Intervention de Éric Ciotti

Séance en hémicycle du 5 juin 2014 à 15h00
Prévention de la récidive et individualisation des peines — Article 5

Photo issue du site de l'Assemblée nationale ou de WikipediaÉric Ciotti :

C’est cela la réalité. Nous y reviendrons.

Pour dénoncer le mécanisme des peines minimales privatives de liberté, vous vous fondez sur des études statistiques, madame la garde des sceaux. Lors de la campagne électorale, le Président de la République avait affirmé que la récidive avait triplé depuis les années 2000. Quant à vous, vous avez prétendu que depuis le vote de la loi de 2007, le taux de récidive avait augmenté de plus de 50 %. Permettez-moi de vous faire une réponse qui puise ses sources aux meilleures références selon vous, qui ne sont pas susceptibles à vos yeux d’une défaillance d’objectivité, à savoir le journal Libération.
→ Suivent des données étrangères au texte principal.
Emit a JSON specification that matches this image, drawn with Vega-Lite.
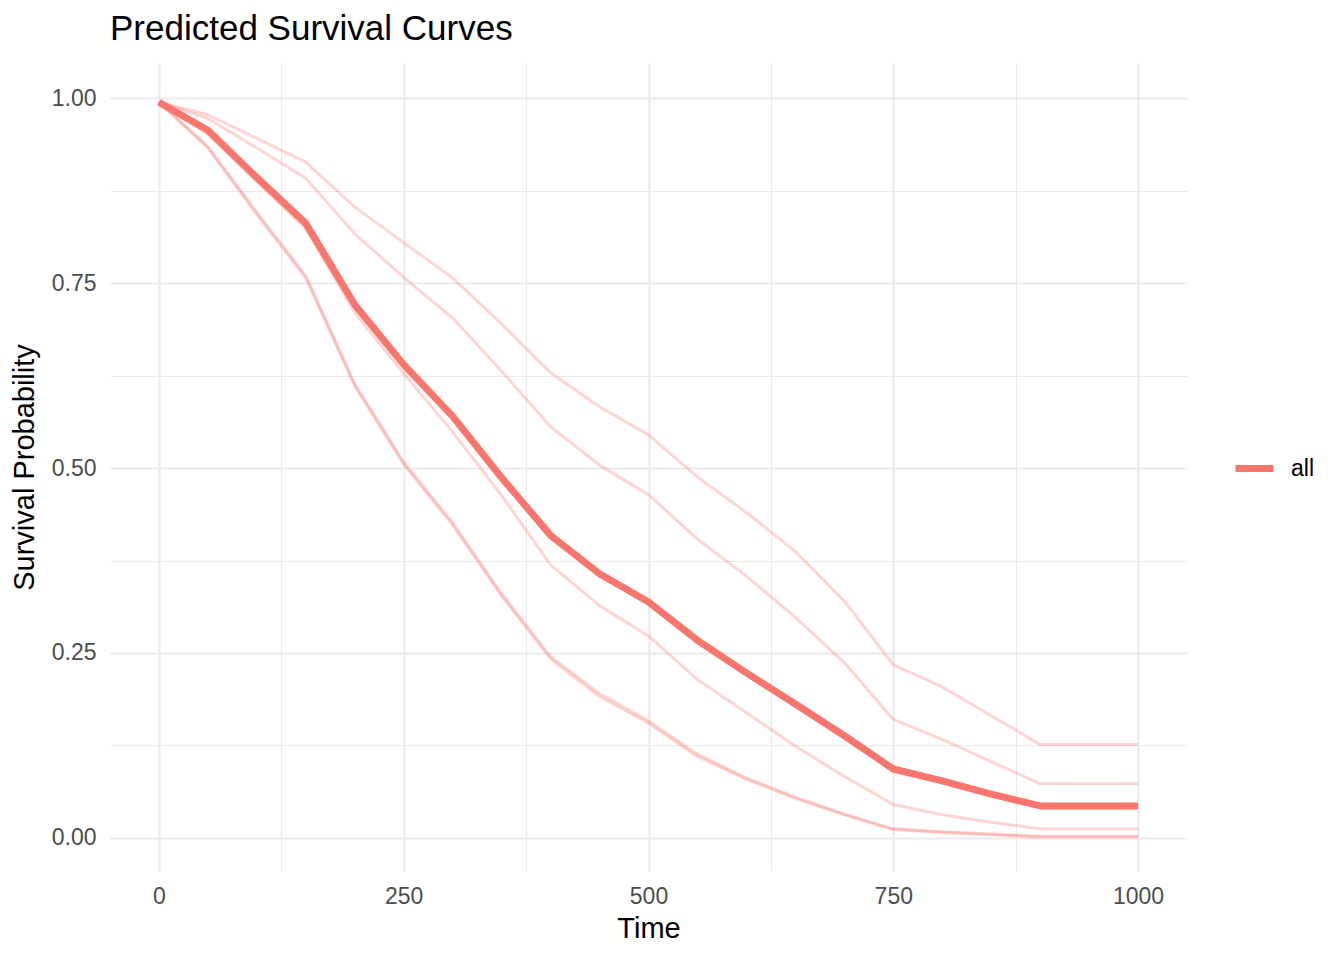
{
  "$schema": "https://vega.github.io/schema/vega-lite/v6.json",
  "autosize": "none",
  "padding": {"left": 110, "top": 63, "right": 157, "bottom": 89},
  "width": 1077,
  "height": 808,
  "background": "white",
  "title": {
    "text": "Predicted Survival Curves",
    "anchor": "start",
    "frame": "group",
    "font": "Liberation Sans",
    "fontSize": 35,
    "fontWeight": "normal",
    "color": "black",
    "offset": 16
  },
  "datasets": {
    "curves": [
      {"time": 0, "surv": 0.995, "id": "c1"}, {"time": 50, "surv": 0.978, "id": "c1"}, {"time": 100, "surv": 0.946, "id": "c1"},
      {"time": 150, "surv": 0.914, "id": "c1"}, {"time": 200, "surv": 0.853, "id": "c1"}, {"time": 250, "surv": 0.805, "id": "c1"},
      {"time": 300, "surv": 0.757, "id": "c1"}, {"time": 350, "surv": 0.695, "id": "c1"}, {"time": 400, "surv": 0.629, "id": "c1"},
      {"time": 450, "surv": 0.583, "id": "c1"}, {"time": 500, "surv": 0.545, "id": "c1"}, {"time": 550, "surv": 0.488, "id": "c1"},
      {"time": 600, "surv": 0.440, "id": "c1"}, {"time": 650, "surv": 0.387, "id": "c1"}, {"time": 700, "surv": 0.320, "id": "c1"},
      {"time": 750, "surv": 0.234, "id": "c1"}, {"time": 800, "surv": 0.204, "id": "c1"}, {"time": 850, "surv": 0.165, "id": "c1"},
      {"time": 900, "surv": 0.126, "id": "c1"}, {"time": 950, "surv": 0.126, "id": "c1"}, {"time": 1000, "surv": 0.126, "id": "c1"},

      {"time": 0, "surv": 0.995, "id": "c2"}, {"time": 50, "surv": 0.973, "id": "c2"}, {"time": 100, "surv": 0.933, "id": "c2"},
      {"time": 150, "surv": 0.892, "id": "c2"}, {"time": 200, "surv": 0.817, "id": "c2"}, {"time": 250, "surv": 0.758, "id": "c2"},
      {"time": 300, "surv": 0.703, "id": "c2"}, {"time": 350, "surv": 0.631, "id": "c2"}, {"time": 400, "surv": 0.556, "id": "c2"},
      {"time": 450, "surv": 0.504, "id": "c2"}, {"time": 500, "surv": 0.464, "id": "c2"}, {"time": 550, "surv": 0.404, "id": "c2"},
      {"time": 600, "surv": 0.354, "id": "c2"}, {"time": 650, "surv": 0.298, "id": "c2"}, {"time": 700, "surv": 0.237, "id": "c2"},
      {"time": 750, "surv": 0.160, "id": "c2"}, {"time": 800, "surv": 0.133, "id": "c2"}, {"time": 850, "surv": 0.103, "id": "c2"},
      {"time": 900, "surv": 0.073, "id": "c2"}, {"time": 950, "surv": 0.073, "id": "c2"}, {"time": 1000, "surv": 0.073, "id": "c2"},

      {"time": 0, "surv": 0.995, "id": "c3"}, {"time": 50, "surv": 0.952, "id": "c3"}, {"time": 100, "surv": 0.887, "id": "c3"},
      {"time": 150, "surv": 0.824, "id": "c3"}, {"time": 200, "surv": 0.710, "id": "c3"}, {"time": 250, "surv": 0.628, "id": "c3"},
      {"time": 300, "surv": 0.549, "id": "c3"}, {"time": 350, "surv": 0.463, "id": "c3"}, {"time": 400, "surv": 0.369, "id": "c3"},
      {"time": 450, "surv": 0.314, "id": "c3"}, {"time": 500, "surv": 0.273, "id": "c3"}, {"time": 550, "surv": 0.214, "id": "c3"},
      {"time": 600, "surv": 0.169, "id": "c3"}, {"time": 650, "surv": 0.124, "id": "c3"}, {"time": 700, "surv": 0.083, "id": "c3"},
      {"time": 750, "surv": 0.045, "id": "c3"}, {"time": 800, "surv": 0.031, "id": "c3"}, {"time": 850, "surv": 0.021, "id": "c3"},
      {"time": 900, "surv": 0.012, "id": "c3"}, {"time": 950, "surv": 0.012, "id": "c3"}, {"time": 1000, "surv": 0.012, "id": "c3"},

      {"time": 0, "surv": 0.995, "id": "c4"}, {"time": 50, "surv": 0.935, "id": "c4"}, {"time": 100, "surv": 0.846, "id": "c4"},
      {"time": 150, "surv": 0.760, "id": "c4"}, {"time": 200, "surv": 0.614, "id": "c4"}, {"time": 250, "surv": 0.508, "id": "c4"},
      {"time": 300, "surv": 0.426, "id": "c4"}, {"time": 350, "surv": 0.330, "id": "c4"}, {"time": 400, "surv": 0.245, "id": "c4"},
      {"time": 450, "surv": 0.195, "id": "c4"}, {"time": 500, "surv": 0.158, "id": "c4"}, {"time": 550, "surv": 0.113, "id": "c4"},
      {"time": 600, "surv": 0.081, "id": "c4"}, {"time": 650, "surv": 0.055, "id": "c4"}, {"time": 700, "surv": 0.032, "id": "c4"},
      {"time": 750, "surv": 0.012, "id": "c4"}, {"time": 800, "surv": 0.008, "id": "c4"}, {"time": 850, "surv": 0.005, "id": "c4"},
      {"time": 900, "surv": 0.002, "id": "c4"}, {"time": 950, "surv": 0.002, "id": "c4"}, {"time": 1000, "surv": 0.002, "id": "c4"},

      {"time": 0, "surv": 0.995, "id": "c5"}, {"time": 50, "surv": 0.933, "id": "c5"}, {"time": 100, "surv": 0.843, "id": "c5"},
      {"time": 150, "surv": 0.757, "id": "c5"}, {"time": 200, "surv": 0.611, "id": "c5"}, {"time": 250, "surv": 0.505, "id": "c5"},
      {"time": 300, "surv": 0.423, "id": "c5"}, {"time": 350, "surv": 0.327, "id": "c5"}, {"time": 400, "surv": 0.242, "id": "c5"},
      {"time": 450, "surv": 0.191, "id": "c5"}, {"time": 500, "surv": 0.155, "id": "c5"}, {"time": 550, "surv": 0.110, "id": "c5"},
      {"time": 600, "surv": 0.079, "id": "c5"}, {"time": 650, "surv": 0.053, "id": "c5"}, {"time": 700, "surv": 0.031, "id": "c5"},
      {"time": 750, "surv": 0.011, "id": "c5"}, {"time": 800, "surv": 0.007, "id": "c5"}, {"time": 850, "surv": 0.004, "id": "c5"},
      {"time": 900, "surv": 0.001, "id": "c5"}, {"time": 950, "surv": 0.001, "id": "c5"}, {"time": 1000, "surv": 0.001, "id": "c5"}
    ],
    "overall": [
      {"time": 0, "surv": 0.995, "group": "all"}, {"time": 50, "surv": 0.957, "group": "all"}, {"time": 100, "surv": 0.893, "group": "all"},
      {"time": 150, "surv": 0.831, "group": "all"}, {"time": 200, "surv": 0.721, "group": "all"}, {"time": 250, "surv": 0.640, "group": "all"},
      {"time": 300, "surv": 0.570, "group": "all"}, {"time": 350, "surv": 0.487, "group": "all"}, {"time": 400, "surv": 0.409, "group": "all"},
      {"time": 450, "surv": 0.357, "group": "all"}, {"time": 500, "surv": 0.319, "group": "all"}, {"time": 550, "surv": 0.267, "group": "all"},
      {"time": 600, "surv": 0.223, "group": "all"}, {"time": 650, "surv": 0.181, "group": "all"}, {"time": 700, "surv": 0.138, "group": "all"},
      {"time": 750, "surv": 0.093, "group": "all"}, {"time": 800, "surv": 0.077, "group": "all"}, {"time": 850, "surv": 0.059, "group": "all"},
      {"time": 900, "surv": 0.043, "group": "all"}, {"time": 950, "surv": 0.043, "group": "all"}, {"time": 1000, "surv": 0.043, "group": "all"}
    ]
  },
  "encoding": {
    "x": {
      "field": "time",
      "type": "quantitative",
      "title": "Time",
      "scale": {"domain": [-50, 1050], "nice": false, "zero": false},
      "axis": {
        "values": [0, 125, 250, 375, 500, 625, 750, 875, 1000],
        "labelExpr": "datum.value % 250 === 0 ? format(datum.value, 'd') : ''",
        "gridWidth": {"condition": {"test": "datum.value % 250 === 0", "value": 2.2}, "value": 1.1}
      }
    },
    "y": {
      "field": "surv",
      "type": "quantitative",
      "title": "Survival Probability",
      "scale": {"domain": [-0.045, 1.048], "nice": false, "zero": false},
      "axis": {
        "values": [0, 0.125, 0.25, 0.375, 0.5, 0.625, 0.75, 0.875, 1],
        "labelExpr": "(datum.value * 4) % 1 === 0 ? format(datum.value, '.2f') : ''",
        "gridWidth": {"condition": {"test": "(datum.value * 4) % 1 === 0", "value": 2.2}, "value": 1.1}
      }
    }
  },
  "layer": [
    {
      "data": {"name": "curves"},
      "mark": {"type": "line", "color": "#F8766D", "opacity": 0.3, "strokeWidth": 3, "strokeJoin": "round"},
      "encoding": {"detail": {"field": "id", "type": "nominal"}}
    },
    {
      "data": {"name": "overall"},
      "mark": {"type": "line", "strokeWidth": 7, "strokeJoin": "round"},
      "encoding": {
        "color": {
          "field": "group",
          "type": "nominal",
          "scale": {"range": ["#F8766D"]},
          "legend": {
            "title": null,
            "orient": "none",
            "legendX": 1122,
            "legendY": 383,
            "symbolType": "stroke",
            "symbolSize": 1444,
            "symbolStrokeWidth": 7,
            "labelFontSize": 23,
            "labelFont": "Liberation Sans",
            "labelColor": "black",
            "labelOffset": 14
          }
        }
      }
    }
  ],
  "config": {
    "view": {"stroke": null},
    "axis": {
      "domain": false,
      "ticks": false,
      "gridColor": "#EBEBEB",
      "labelFont": "Liberation Sans",
      "labelFontSize": 23,
      "labelColor": "#4D4D4D",
      "labelPadding": 14,
      "titleFont": "Liberation Sans",
      "titleFontSize": 29,
      "titleFontWeight": "normal",
      "titleColor": "black"
    },
    "axisX": {"titlePadding": 6},
    "axisY": {"titlePadding": 12}
  }
}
Sa rubrique « Désintox » intitulée « Hollande et Taubira à la peine » en date du 9 septembre 2013 mettait à mal toute votre argumentation ainsi que celle du Président de la République.

Un bulletin statistique du ministère de la justice, publié en 2013, précise ainsi clairement que « L’évolution [de la récidive légale] ne reflète pas une explosion de la récidive au sens criminologique, elle s’explique davantage par les changements législatifs ainsi que par les pratiques des juridictions » – M. Raimbourg y faisait référence – « qui enregistrent de façon plus systématique la récidive. »

Quels sont ces changements législatifs ? Les chiffres que vous citiez, madame la ministre, concernent la récidive légale, autrement dit les situations où un délinquant commet un délit identique. Or la loi a procédé à plusieurs assimilations de délits. En 2003, les délits routiers, qui constituent une part importante des cas de récidive, ont été assimilés entre eux. En 2005, les délits de violences volontaires sur personne ont été assimilés à tout délit commis avec la circonstance aggravante de violence.

Quand vous dites que la récidive a triplé depuis le début des années 2000, c’est donc faux car les références ne sont pas les mêmes. De toute façon, cela ne constitue pas un critère d’appréciation de la loi de 2007.

Et ce qui me paraît plus grave encore, car cela traduit de votre part de la mauvaise foi ou de la malhonnêteté intellectuelle, c’est d’affirmer que le taux de récidive est de plus de 57 % pour montrer que la récidive a explosé depuis la loi de 2007 sur les peines minimales. D’une part, vous vous référez en réalité à un autre indicateur qui prend en compte la récidive au sens large : le pourcentage des sortants de prison qui se retrouvent condamnés dans les cinq ans. D’autre part, le pourcentage que vous avancez se fonde sur 2002, donc cinq années avant le vote de la loi sur les peines plancher.

L’article de Libération se concluait ainsi : « Fondée sur une cohorte de sortants de prison de prison de 2002, l’étude montre que 59 % d’entre eux ont été recondamnés, dont 46 % à de la prison ferme. Mais aucune étude similaire n’ayant été réalisée depuis 2007 et l’instauration des peines plancher, on voit mal comment la ministre peut affirmer que ce taux de recondamnations a grimpé ces cinq dernières années. »

Vous êtes pris en flagrant délit d’informations erronées données à notre assemblée.